"What’s needed is a wholesale transformation of the public school system from the broken-down postwar model of the past 50 or 60 years. The U.S. has not yet faced up to the fact that it needs a school system capable of fulfilling the educational needs of children growing up in an era that will be at least as different from the 20th century as the 20th was from the 19th.“We’re not good at thinking about magnitudes,” said Thomas Kane, a professor of education and economics at the Harvard Graduate School of Education. “We’ve got a bunch of little things that we think are moving in the right direction, but we haven’t stepped back and thought, ‘O.K., how big an improvement are we really talking about?’ ”

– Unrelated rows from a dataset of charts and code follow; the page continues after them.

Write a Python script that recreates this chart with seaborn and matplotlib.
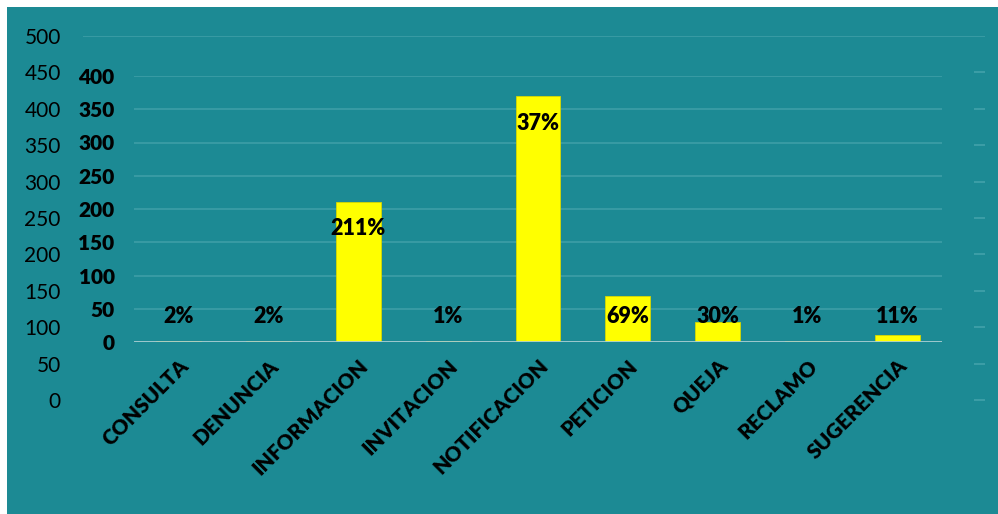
import numpy as np
import pandas as pd
import matplotlib
matplotlib.use("Agg")
import matplotlib.pyplot as plt
import seaborn as sns

# data
categories = ["CONSULTA", "DENUNCIA", "INFORMACION", "INVITACION", "NOTIFICACION",
              "PETICION", "QUEJA", "RECLAMO", "SUGERENCIA"]
values = [2, 2, 211, 1, 370, 69, 30, 1, 11]
bar_labels = ["2%", "2%", "211%", "1%", "37%", "69%", "30%", "1%", "11%"]
outer_ticks = [0, 50, 100, 150, 200, 250, 300, 350, 400, 450, 500]
inner_ticks = [0, 50, 100, 150, 200, 250, 300, 350, 400]

df = pd.DataFrame({"categoria": categories, "valor": values})

sns.set_theme(style="white")
plt.rcParams["font.family"] = ["Lato", "DejaVu Sans"]
plt.rcParams["text.color"] = "black"
plt.rcParams["xtick.color"] = "black"
plt.rcParams["ytick.color"] = "black"

teal = "#1C8A94"
grid_c = "#3A9CA5"

W, H = 998, 514
fig = plt.figure(figsize=(W / 100, H / 100), dpi=100, facecolor="white")

def box(x0, x1, ytop, ybot):
    return [x0 / W, 1 - ybot / H, (x1 - x0) / W, (ybot - ytop) / H]

# teal background panel
bg = fig.add_axes(box(7, W, 7, H), zorder=-1)
bg.set_facecolor(teal)
bg.set_xticks([])
bg.set_yticks([])
for s in bg.spines.values():
    s.set_visible(False)

# outer (background) axis 0-500
ax0 = fig.add_axes(box(83, 985, 36, 400), zorder=1)
ax0.set_facecolor("none")
ax0.set_ylim(0, 500)
ax0.set_yticks(outer_ticks)
ax0.set_yticklabels([str(t) for t in outer_ticks], color="black", fontsize=15)
ax0.set_xticks([])
ax0.axhline(500, color=grid_c, lw=1.3, zorder=0)
ax0.tick_params(axis="y", left=False, right=True, labelleft=True, labelright=False,
                direction="in", length=8, width=1.3, color="#3FA0A9", pad=16)
ax0.yaxis.get_major_ticks()[0].tick2line.set_color("#A8CDD2")
ax0.yaxis.get_major_ticks()[0].tick2line.set_linewidth(2)
ax0.yaxis.get_major_ticks()[-1].tick2line.set_visible(False)
for s in ax0.spines.values():
    s.set_visible(False)

# inner axis with the bars
ax = fig.add_axes(box(134, 942, 76, 342), zorder=2)
ax.set_facecolor("none")
sns.barplot(data=df, x="categoria", y="valor", color="#FFFF00", width=0.5,
            saturation=1, edgecolor="#D8D800", linewidth=0.6, ax=ax, zorder=3)
ax.set_ylim(0, 400)
ax.set_xlim(-0.5, len(categories) - 0.5)
ax.set_yticks(inner_ticks)
ax.set_yticklabels([str(t) for t in inner_ticks], fontweight="heavy",
                   color="black", fontsize=15)
ax.yaxis.grid(True, color=grid_c, lw=1.3)
ax.set_axisbelow(True)
ax.axhline(0, color="#A8CDD2", lw=2, zorder=4)
for s in ax.spines.values():
    s.set_visible(False)
ax.set_xlabel("")
ax.set_ylabel("")
ax.tick_params(axis="y", length=0, pad=14)
ax.tick_params(axis="x", length=0, pad=10)
ax.set_xticks(range(len(categories)))
ax.set_xticklabels(categories, rotation=45, ha="right", rotation_mode="anchor",
                   fontsize=15, fontweight="heavy", color="black")

for i, (v, lab) in enumerate(zip(values, bar_labels)):
    ax.text(i, max(v - 41, 38), lab, ha="center", va="center", fontsize=15.5,
            fontweight="heavy", color="black", zorder=5)

fig.savefig("out.png", dpi=100, facecolor="white")
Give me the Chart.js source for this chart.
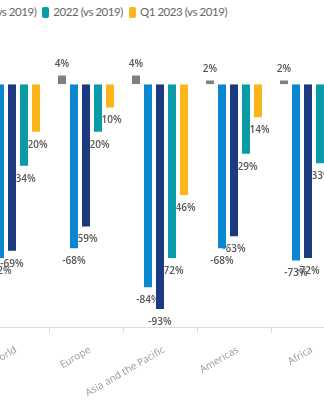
<!DOCTYPE html>
<html>
<head>
<meta charset="utf-8">
<script src="https://cdn.jsdelivr.net/npm/chart.js@4"></script>
<style>
  html, body { margin: 0; padding: 0; background: #fff; }
  #wrap { position: relative; width: 324px; height: 400px; overflow: hidden; }
  #legend {
    position: absolute; right: 97px; top: 5px;
    display: flex; white-space: nowrap;
    font: 11.5px Lato, sans-serif; letter-spacing: -0.45px; color: #666; line-height: 14px;
  }
  .item { display: flex; align-items: center; margin-left: 6px; }
  .box { width: 7px; height: 11px; border-radius: 2px; margin-right: 4px; }
  #box { position: absolute; left: -25px; top: 0; width: 370px; height: 400px; }
</style>
</head>
<body>
<div id="wrap">
  <div id="legend"></div>
  <div id="box"><canvas id="chart"></canvas></div>
</div>
<script>
const regions = ['World', 'Europe', 'Asia and the Pacific', 'Americas', 'Africa'];
const seriesNames = ['2019 (vs 2018)', '2020 (vs 2019)', '2021 (vs 2019)', '2022 (vs 2019)', 'Q1 2023 (vs 2019)'];
const seriesColors = ['#808080', '#0a87d0', '#1c3a80', '#0a9ba8', '#fbb41a'];

const y2019 = [4, 4, 4, 2, 2];
const y2020 = [-72, -68, -84, -68, -73];
const y2021 = [-69, -59, -93, -63, -72];
const y2022 = [-34, -20, -72, -29, -33];
const q12023 = [-20, -10, -46, -14, -12];
const seriesValues = [y2019, y2020, y2021, y2022, q12023];

document.addEventListener('DOMContentLoaded', function() {
    buildLegend();
    renderChart();
});

function buildLegend() {
    const legend = document.getElementById('legend');
    seriesNames.forEach((name, i) => {
        const item = document.createElement('div');
        item.className = 'item';
        item.innerHTML = '<span class="box" style="background:' + seriesColors[i] + '"></span>' + name;
        legend.appendChild(item);
    });
}

// labels go under the bars, like in the original
const valueLabels = {
    id: 'valueLabels',
    beforeDatasetsDraw(chart) {
        const ctx = chart.ctx;
        ctx.save();
        ctx.font = '600 10px "Open Sans"';
        ctx.fillStyle = '#555';
        ctx.textAlign = 'center';
        ctx.textBaseline = 'middle';
        chart.data.datasets.forEach((ds, i) => {
            chart.getDatasetMeta(i).data.forEach((bar, j) => {
                const v = ds.data[j];
                const y = v < 0 ? bar.y + 12 : bar.y - 10;
                ctx.fillText(v + '%', bar.x, y);
            });
        });
        ctx.restore();
    }
};

function renderChart() {
    const ctx = document.getElementById('chart').getContext('2d');
    new Chart(ctx, {
        type: 'bar',
        data: {
            labels: regions,
            datasets: seriesValues.map((vals, i) => ({
                label: seriesNames[i],
                data: vals,
                backgroundColor: seriesColors[i],
                borderColor: 'rgba(255,255,255,0.5)',
                borderWidth: 1,
                categoryPercentage: 0.81,
                barPercentage: 0.833
            }))
        },
        options: {
            responsive: true,
            maintainAspectRatio: false,
            animation: false,
            layout: { padding: { top: 60, left: 0, right: 0, bottom: 0 } },
            plugins: {
                legend: { display: false },
                tooltip: { enabled: false }
            },
            scales: {
                x: {
                    grid: { drawOnChartArea: false, tickLength: 6, color: '#ddd' },
                    border: { color: '#ddd' },
                    ticks: {
                        color: '#999',
                        font: { family: 'Open Sans', size: 10 },
                        minRotation: 30,
                        maxRotation: 30,
                        padding: 11,
                        labelOffset: 4
                    },
                    afterFit: function(scale) { scale.height = 73; }
                },
                y: {
                    display: false,
                    min: -100,
                    max: 10
                }
            }
        },
        plugins: [valueLabels]
    });
}
</script>
</body>
</html>
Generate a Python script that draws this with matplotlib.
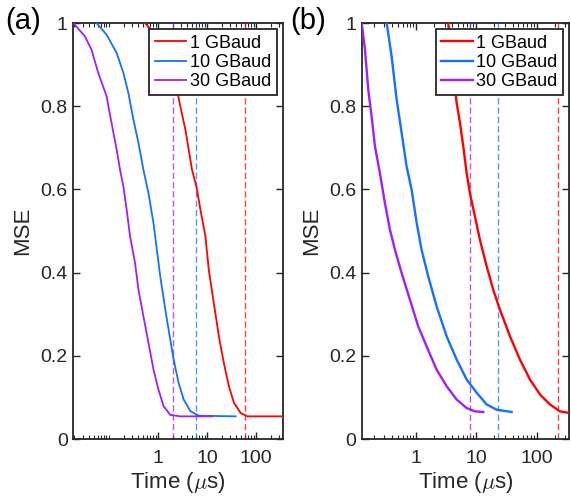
import matplotlib
matplotlib.use("Agg")
import matplotlib.pyplot as plt
from matplotlib.ticker import FixedLocator, LogLocator, NullFormatter
import numpy as np

plt.rcParams['font.family'] = ['Liberation Sans', 'DejaVu Sans']
plt.rcParams['mathtext.fontset'] = 'cm'

# colours used for the three symbol rates
c_red = '#FF0000'
c_blue = '#1570FF'
c_purple = '#A11EF8'
labels = ['1 GBaud', '10 GBaud', '30 GBaud']

# ---- panel (a) : time in us, MSE ----
a_t_1g = [0.552, 0.816, 2.0, 2.87, 3.64, 4.25, 4.97, 6.11, 7.38, 9.33, 10.9, 13.8, 17.5,
		  22.1, 28, 35.5, 48.6, 66.4, 355]
a_mse_1g = [1.0, 0.976, 0.89, 0.8, 0.744, 0.696, 0.647, 0.607, 0.551, 0.487, 0.407, 0.327,
			0.247, 0.183, 0.127, 0.087, 0.0625, 0.0545, 0.0545]
a_t_10g = [0.0564, 0.0904, 0.145, 0.199, 0.251, 0.318, 0.403, 0.509, 0.645, 0.816, 0.955,
		   1.12, 1.42, 1.79, 2.1, 2.65, 3.36, 4.6, 6.8, 38.4]
a_mse_10g = [1.0, 0.972, 0.928, 0.88, 0.832, 0.768, 0.712, 0.647, 0.591, 0.519, 0.455,
			 0.391, 0.311, 0.239, 0.191, 0.135, 0.095, 0.067, 0.056, 0.0545]
a_t_30g = [0.019, 0.0327, 0.0446, 0.0611, 0.0904, 0.114, 0.145, 0.17, 0.199, 0.232, 0.272,
		   0.344, 0.403, 0.509, 0.645, 0.816, 1.03, 1.31, 1.79, 2.87, 12.7]
a_mse_30g = [1.0, 0.968, 0.936, 0.88, 0.824, 0.76, 0.696, 0.647, 0.607, 0.551, 0.487,
			 0.423, 0.359, 0.295, 0.231, 0.167, 0.119, 0.079, 0.058, 0.0545, 0.0545]
a_vlines = [60, 6, 2]

# ---- panel (b) ----
b_t_1g = [3.43, 4.73, 5.37, 6.09, 6.93, 7.86, 9.51, 11.5, 14.9, 19.1, 24.7, 36.2, 53,
		  77.8, 114, 167, 244, 351]
b_mse_1g = [1.0, 0.808, 0.76, 0.704, 0.639, 0.591, 0.535, 0.479, 0.415, 0.359, 0.311,
			0.247, 0.191, 0.143, 0.107, 0.083, 0.0665, 0.0625]
b_t_10g = [0.327, 0.395, 0.479, 0.579, 0.701, 0.849, 1.03, 1.24, 1.6, 2.2, 3.23, 4.73,
		   6.93, 10.2, 14.9, 21.8, 38.6]
b_mse_10g = [1.0, 0.92, 0.816, 0.736, 0.655, 0.599, 0.519, 0.455, 0.391, 0.319, 0.247,
			 0.191, 0.143, 0.111, 0.083, 0.0705, 0.065]
b_t_30g = [0.126, 0.143, 0.162, 0.184, 0.209, 0.253, 0.306, 0.371, 0.449, 0.579, 0.795,
		   1.09, 1.5, 2.2, 3.23, 4.73, 6.93, 9.51, 13.1]
b_mse_30g = [1.0, 0.936, 0.84, 0.776, 0.704, 0.639, 0.567, 0.503, 0.455, 0.399, 0.335,
			 0.271, 0.223, 0.167, 0.127, 0.095, 0.0745, 0.0665, 0.065]
b_vlines = [229, 23, 8]

xticks = [1, 10, 100]
xticklabels = ['1', '10', '100']
yticks = [0, 0.2, 0.4, 0.6, 0.8, 1]
yticklabels = ['0', '0.2', '0.4', '0.6', '0.8', '1']

fig = plt.figure(figsize=(5.71, 4.99), dpi=100)
ax1 = fig.add_axes([0.1284, 0.1202, 0.3673, 0.8337])
ax2 = fig.add_axes([0.6334, 0.1202, 0.3639, 0.8337])


def draw(ax, curves, vlines, xlim, lw):
	cols = [c_red, c_blue, c_purple]
	for (t, m), c, lab in zip(curves, cols, labels):
		ax.plot(t, m, color=c, lw=lw, label=lab, zorder=3)
	for v, c in zip(vlines, cols):
		ax.axvline(v, color=c, lw=1.0, ls=(0, (4.5, 2.2)), alpha=0.75, zorder=2)
	ax.set_xscale('log')
	ax.set_xlim(xlim)
	ax.set_ylim(0, 1)
	ax.xaxis.set_major_locator(FixedLocator(xticks))
	ax.set_xticklabels(xticklabels)
	ax.xaxis.set_minor_locator(LogLocator(base=10, subs=np.arange(1, 10), numticks=20))
	ax.xaxis.set_minor_formatter(NullFormatter())
	ax.set_yticks(yticks)
	ax.set_yticklabels(yticklabels)
	ax.tick_params(which='both', direction='in', top=True, right=True, colors='#262626',
				   labelcolor='#262626', labelsize=14)
	ax.tick_params(axis='x', which='major', length=5, width=1.0, pad=8)
	ax.tick_params(axis='x', which='minor', length=3, width=0.8)
	ax.tick_params(axis='y', which='major', length=5, width=1.0, pad=4)
	for s in ax.spines.values():
		s.set_linewidth(1.3)
		s.set_color('#262626')
	ax.set_xlabel(r'Time ($\mu$s)', fontsize=16, color='#262626', labelpad=2)
	ax.set_ylabel('MSE', fontsize=16, color='#262626', labelpad=5)
	leg = ax.legend(loc='upper right', fontsize=13, frameon=True, fancybox=False,
					edgecolor='#262626', framealpha=1, borderpad=0.3, handlelength=1.75,
					handletextpad=0.2, labelspacing=0.12, borderaxespad=0.35)
	leg.get_frame().set_linewidth(1.3)


draw(ax1, [(a_t_1g, a_mse_1g), (a_t_10g, a_mse_10g), (a_t_30g, a_mse_30g)],
	 a_vlines, (0.019, 355), 1.3)
draw(ax2, [(b_t_1g, b_mse_1g), (b_t_10g, b_mse_10g), (b_t_30g, b_mse_30g)],
	 b_vlines, (0.126, 351), 1.7)

fig.text(0.009, 1 - 21 / 499, '(a)', fontsize=21, va='center', ha='left')
fig.text(0.509, 1 - 21 / 499, '(b)', fontsize=21, va='center', ha='left')

fig.savefig('out.png', dpi=100)
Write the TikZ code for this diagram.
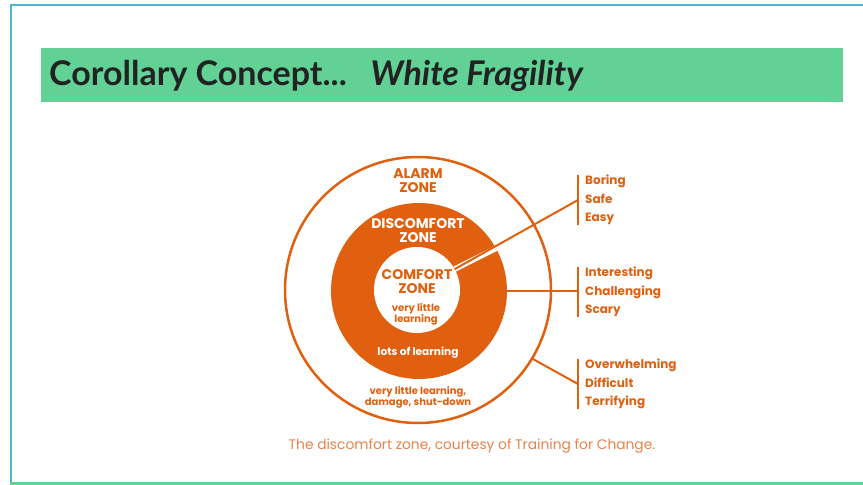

Then he gets to a tough subject, teacher quality, but with an interesting idea:
"Concerned about raising the quality of teachers, states and local school districts have consistently focused on the credentials, rather than the demonstrated effectiveness — or ineffectiveness — of teachers in the classroom.
New forms of identifying good teachers and weeding out poor ones — by carefully assessing their on-the-job performance — have to be established before any transformation of American schools can occur.
This can be done without turning the traditional system of teacher tenure on its head. Studies have clearly shown that the good teachers and the not-so-good ones can usually be identified, if they are carefully observed in their first two or three years on the job — in other words, before tenure is granted.
Developing such a system would be difficult. But it’s both doable and essential. Getting serious about teacher quality as opposed to harping on tiny variations in test scores would be like moving from a jalopy to a jet."
He also continues into the minefield with this idea:"The second area to be mined for potentially transformative effects is the wide and varied field of alternative school models. We should be rigorously studying those schools that appear to be having the biggest positive effects on student achievement. Are the effects real? If so, what accounts for them?
The Knowledge Is Power Program (KIPP), to cite one example, is a charter school network that has consistently gotten extraordinary academic results from low-income students. It has worked in cities big and small, and in rural areas. Like other successful models, it has adopted a longer school day and places great demands on its teachers and students."
I'm not for charters but it is worth the idea of looking in all directions for ideas to reach challenging children. I think KIPP may work well because, as a charter school, parents have to buy into and want their program. Desperate parents who want to escape failing schools may be parents willing to put the extra effort in a longer school day and more expectations.
As as been both alluded to and said outloud on this blog, parents are a key component. If the follow-thru isn't happening at home, it is just that much harder for a student to find academic success unless there strong mentorship at the school.